Rows from a dataset of charts and code:
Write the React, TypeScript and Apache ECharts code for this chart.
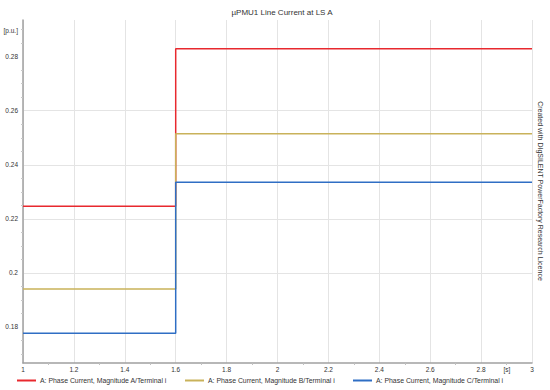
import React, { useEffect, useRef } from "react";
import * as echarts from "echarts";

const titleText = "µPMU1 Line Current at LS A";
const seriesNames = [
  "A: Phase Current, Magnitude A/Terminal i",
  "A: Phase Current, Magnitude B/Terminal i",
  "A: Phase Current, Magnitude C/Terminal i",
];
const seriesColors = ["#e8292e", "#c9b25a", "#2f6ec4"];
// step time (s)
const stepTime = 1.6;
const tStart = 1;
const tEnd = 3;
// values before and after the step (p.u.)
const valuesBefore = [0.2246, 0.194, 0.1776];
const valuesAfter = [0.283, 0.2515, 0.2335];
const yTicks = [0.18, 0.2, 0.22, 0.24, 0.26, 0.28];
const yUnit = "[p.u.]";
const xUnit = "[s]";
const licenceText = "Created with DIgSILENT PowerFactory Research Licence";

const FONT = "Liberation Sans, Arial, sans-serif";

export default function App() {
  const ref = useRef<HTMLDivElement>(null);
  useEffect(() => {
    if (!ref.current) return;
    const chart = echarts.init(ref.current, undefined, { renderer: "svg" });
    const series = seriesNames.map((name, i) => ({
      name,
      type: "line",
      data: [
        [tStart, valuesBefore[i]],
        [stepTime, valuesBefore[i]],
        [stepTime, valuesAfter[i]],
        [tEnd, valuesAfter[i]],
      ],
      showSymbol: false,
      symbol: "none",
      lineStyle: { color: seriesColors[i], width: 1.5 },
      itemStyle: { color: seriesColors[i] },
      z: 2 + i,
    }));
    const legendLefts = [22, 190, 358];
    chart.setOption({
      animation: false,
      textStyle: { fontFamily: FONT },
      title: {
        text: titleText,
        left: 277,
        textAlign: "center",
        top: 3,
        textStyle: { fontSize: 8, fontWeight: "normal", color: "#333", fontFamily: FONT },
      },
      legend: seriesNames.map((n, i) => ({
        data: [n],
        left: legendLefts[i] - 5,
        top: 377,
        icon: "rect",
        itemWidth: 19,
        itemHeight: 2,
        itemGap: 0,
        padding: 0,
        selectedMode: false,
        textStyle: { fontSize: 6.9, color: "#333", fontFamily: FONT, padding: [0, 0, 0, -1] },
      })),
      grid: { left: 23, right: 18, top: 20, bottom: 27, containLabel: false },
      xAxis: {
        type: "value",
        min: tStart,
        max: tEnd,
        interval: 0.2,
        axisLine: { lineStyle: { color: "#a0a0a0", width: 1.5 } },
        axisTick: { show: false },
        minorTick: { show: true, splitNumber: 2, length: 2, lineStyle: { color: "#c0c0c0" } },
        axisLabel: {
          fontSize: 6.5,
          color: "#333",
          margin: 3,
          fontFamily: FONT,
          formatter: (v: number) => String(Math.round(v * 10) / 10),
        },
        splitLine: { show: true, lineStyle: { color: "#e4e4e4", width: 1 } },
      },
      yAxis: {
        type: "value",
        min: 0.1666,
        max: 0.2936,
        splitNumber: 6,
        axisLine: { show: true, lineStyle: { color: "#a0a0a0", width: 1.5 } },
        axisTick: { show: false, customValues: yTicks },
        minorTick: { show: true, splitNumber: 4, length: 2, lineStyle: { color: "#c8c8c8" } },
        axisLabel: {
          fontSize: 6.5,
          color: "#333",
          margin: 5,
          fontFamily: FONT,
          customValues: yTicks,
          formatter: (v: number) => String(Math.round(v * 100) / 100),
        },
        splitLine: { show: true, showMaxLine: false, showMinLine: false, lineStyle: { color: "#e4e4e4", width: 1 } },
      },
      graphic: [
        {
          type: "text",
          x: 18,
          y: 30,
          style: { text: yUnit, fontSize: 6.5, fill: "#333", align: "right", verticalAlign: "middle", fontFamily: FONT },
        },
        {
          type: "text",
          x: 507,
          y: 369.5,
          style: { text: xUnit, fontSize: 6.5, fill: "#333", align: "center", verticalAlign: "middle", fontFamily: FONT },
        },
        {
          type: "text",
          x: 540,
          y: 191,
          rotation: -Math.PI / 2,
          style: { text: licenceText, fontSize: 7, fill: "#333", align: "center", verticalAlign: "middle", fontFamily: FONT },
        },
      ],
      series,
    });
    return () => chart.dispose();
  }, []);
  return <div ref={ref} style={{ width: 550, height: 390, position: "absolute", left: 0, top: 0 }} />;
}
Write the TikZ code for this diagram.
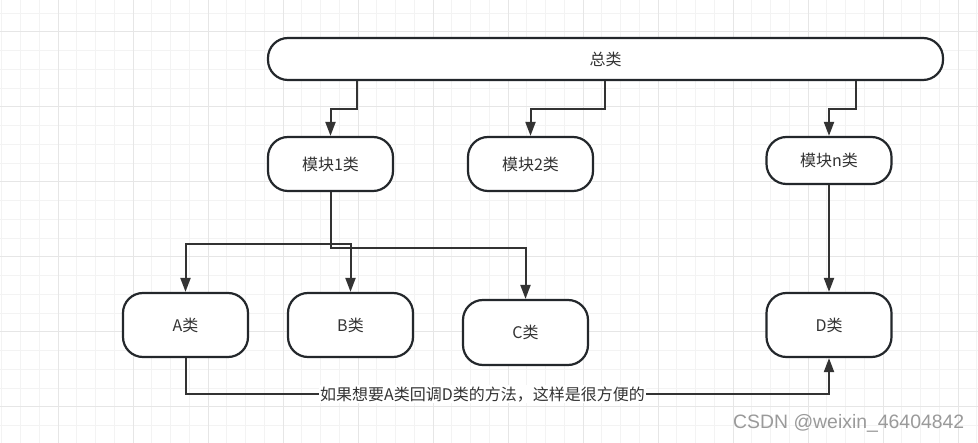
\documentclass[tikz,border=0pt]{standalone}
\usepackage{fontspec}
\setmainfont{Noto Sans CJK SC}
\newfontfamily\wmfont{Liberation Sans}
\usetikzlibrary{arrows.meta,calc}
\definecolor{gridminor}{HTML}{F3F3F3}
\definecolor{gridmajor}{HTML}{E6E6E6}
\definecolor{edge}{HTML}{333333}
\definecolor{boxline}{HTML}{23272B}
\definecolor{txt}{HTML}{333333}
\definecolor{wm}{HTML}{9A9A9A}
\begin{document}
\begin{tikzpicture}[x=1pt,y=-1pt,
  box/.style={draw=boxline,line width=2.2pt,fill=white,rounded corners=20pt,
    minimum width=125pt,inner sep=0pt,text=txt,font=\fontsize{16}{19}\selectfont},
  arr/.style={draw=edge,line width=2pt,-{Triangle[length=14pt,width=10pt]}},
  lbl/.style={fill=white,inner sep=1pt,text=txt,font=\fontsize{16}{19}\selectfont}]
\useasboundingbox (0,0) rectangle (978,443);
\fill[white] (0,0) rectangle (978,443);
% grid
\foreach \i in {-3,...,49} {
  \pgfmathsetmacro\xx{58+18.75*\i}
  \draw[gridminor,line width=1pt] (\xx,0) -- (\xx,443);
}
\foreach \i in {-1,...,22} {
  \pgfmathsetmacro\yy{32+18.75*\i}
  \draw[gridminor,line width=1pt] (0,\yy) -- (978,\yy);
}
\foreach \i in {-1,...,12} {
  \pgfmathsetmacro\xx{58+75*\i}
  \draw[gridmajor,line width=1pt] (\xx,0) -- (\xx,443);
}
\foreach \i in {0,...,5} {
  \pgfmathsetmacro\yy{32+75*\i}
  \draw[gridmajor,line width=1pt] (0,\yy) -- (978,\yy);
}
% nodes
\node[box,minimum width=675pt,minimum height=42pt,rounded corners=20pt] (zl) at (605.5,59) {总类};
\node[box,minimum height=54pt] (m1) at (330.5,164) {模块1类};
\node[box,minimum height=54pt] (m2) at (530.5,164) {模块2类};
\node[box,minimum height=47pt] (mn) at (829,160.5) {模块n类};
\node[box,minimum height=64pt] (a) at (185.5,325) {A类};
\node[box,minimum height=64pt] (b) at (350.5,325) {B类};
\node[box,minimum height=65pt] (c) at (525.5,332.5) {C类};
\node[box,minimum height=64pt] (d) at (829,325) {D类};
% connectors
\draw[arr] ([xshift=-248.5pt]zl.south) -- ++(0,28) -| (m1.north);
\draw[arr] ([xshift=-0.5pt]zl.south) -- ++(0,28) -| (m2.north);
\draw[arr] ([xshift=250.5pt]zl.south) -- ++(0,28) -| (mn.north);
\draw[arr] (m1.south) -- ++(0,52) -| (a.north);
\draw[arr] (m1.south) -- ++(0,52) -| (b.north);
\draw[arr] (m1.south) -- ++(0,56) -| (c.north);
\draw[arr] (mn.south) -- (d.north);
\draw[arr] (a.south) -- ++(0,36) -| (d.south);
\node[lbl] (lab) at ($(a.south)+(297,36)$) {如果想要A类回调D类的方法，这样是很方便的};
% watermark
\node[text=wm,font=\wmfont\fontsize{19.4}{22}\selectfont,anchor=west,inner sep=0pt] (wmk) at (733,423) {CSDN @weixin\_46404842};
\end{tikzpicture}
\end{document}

Instructions for the task:
From the records, copy every line that has the string "Write" in it.

Answer to this task:
Write the React, TypeScript and Apache ECharts code for this chart.
Write the TikZ code for this diagram.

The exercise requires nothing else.